Harold Ambler, a local musician and freelance journalist, is also the author of naysayer book called “Don’t Sell Your Coat: Surprising Truths About Climate Change”, which has positive reviews by the likes of Joe Bastardi and Freeman Dyson. I haven’t read it, but it’s just finding its way to my Kindle now.

Peculiarly, Ambler challenged Revkin to a debate on climate change. Despite his background in journalism, Ambler totally misconstrues Revkin. (He ought to brush up on his Jay Rosen “view from nowhere” reading.)

Regardless, I’ve been thinking that SOMEBODY ought to take up all these calls for debate. And while I may “lose” a couple, I’m interested in sharpening my debating skills and catching up on the latest denier memes.

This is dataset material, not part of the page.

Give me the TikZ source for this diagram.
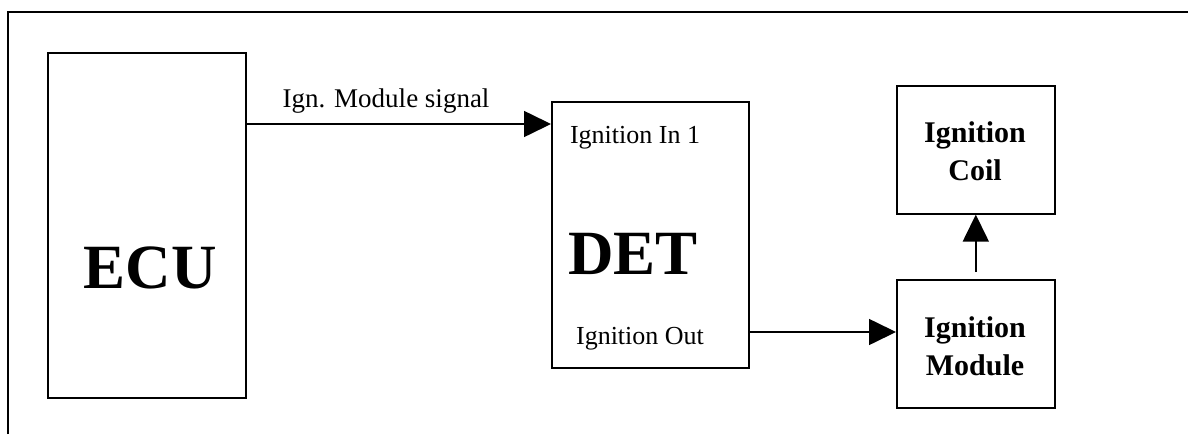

So…

Harold Ambler, since we are neighbors, I am interested in making your acquaintance, say over coffee at Spider House, and discussing what an informative and constructive public debate would look like. Based only on where your book is advertised, I am confident that we would have a lot of points of disagreement to discuss. I am interested to determine whether there is a debate format on which we could agree. This site will give you some idea of my perspective.


  1. He won't be a pushover, that's clear. In fact, at first glance he may well be the strongest naysayer I've seen.

    As such you could argue that it may do harm for me to bring attention to him.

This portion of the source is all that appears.